Health workers fanned out across suburbs of Melbourne yesterday in a testing blitz aimed at choking off a surge in coronavirus cases in Australia’s second-biggest city.
Officials reported another 30 new Covid-19 infections in the city overnight in a continuing outbreak that has raised fears of a second wave in Australia, which looked like it had successfully contained the epidemic.
It was the 10th straight day of double-digit rises in new cases in Melbourne and surrounding Victoria state, while most other Australian regions have seen no or low single-digit new infections for weeks.
The outbreak has rattled people across Australia, with major supermarket chains yesterday re-imposing nationwide limits on purchases of toilet paper and paper towels to counter a surge in panic-buying not seen since the first days of the pandemic in March.
“Stop it, it’s ridiculous,” Prime Minister Scott Morrison said when quizzed about the public rush on stores at a press conference. The chains slapped the buying restrictions on stores in Victoria earlier this week, but extended them after noting excessive demand spreading to other states. “While the demand is not at the same level as Victoria, we’re taking preventative action now to get ahead of any excessive buying this weekend and help maintain social distancing in our stores,” Woolworths Supermarkets said in a statement.
Around 200 soldiers were deploying to Melbourne over the weekend to help with the testing offensive in 10 suburb “hot spots”, where officials are going door-to-door to track the virus.
Victoria Premier Daniel Andrews has set a goal of testing 100,000 people in 10 days in the targeted suburbs. Around 20,000 tests were carried out in the first 24 hours of the effort, state deputy chief health Officer Annaliese van Diemen said yesterday. Morrison’s chief health adviser played down the likelihood that the Melbourne outbreak would evolve into a broader “second wave” of the epidemic. “We’re very likely to see more such outbreaks, not just in Victoria - it could be anywhere in the country,” said Chief Medical Officer Brendan Murphy. “We’re prepared, we’re responding and we’re very, very comfortable with the way things are going.”

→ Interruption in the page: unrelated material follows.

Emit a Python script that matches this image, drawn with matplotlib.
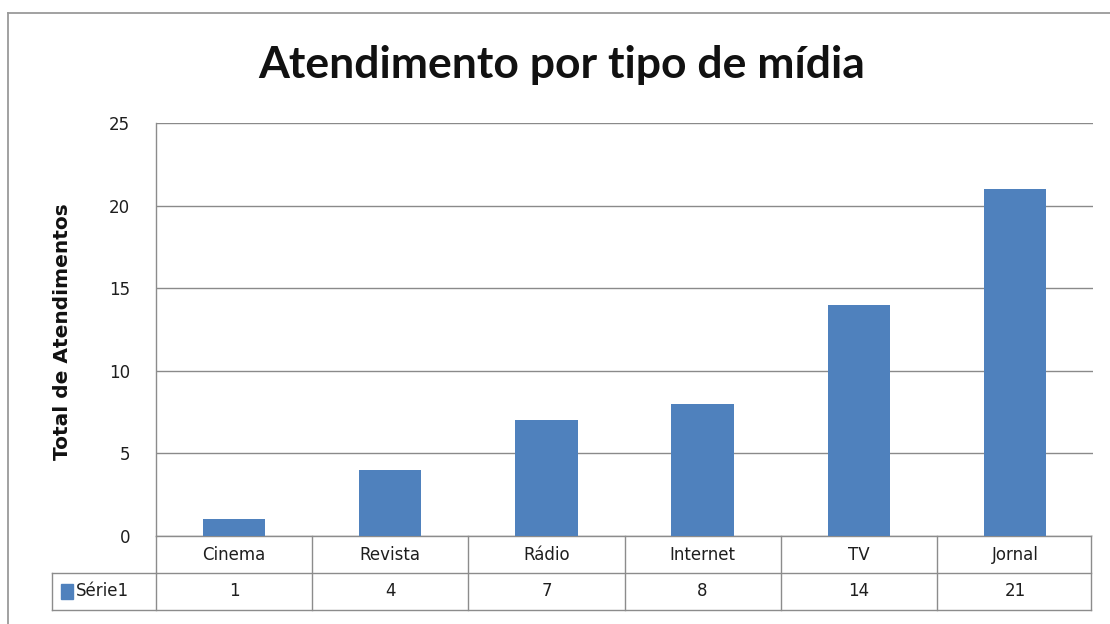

But the Melbourne outbreak has rattled officials elsewhere in Australia. In neighbouring New South Wales, officials said they would bar Victorians from attending professional sporting events when they begin allowing fans next week - a particularly stinging move in the sports-mad country. Australia has recorded roughly 7,500 coronavirus cases and 104 deaths in a population of 25 million, with several regions believed to be effectively virus-free.
A medical professional administers a test to a member of the public at a pop-up coronavirus disease testing facility, as the state of Victoria experiences a spike in cases, in Melbourne, Australia.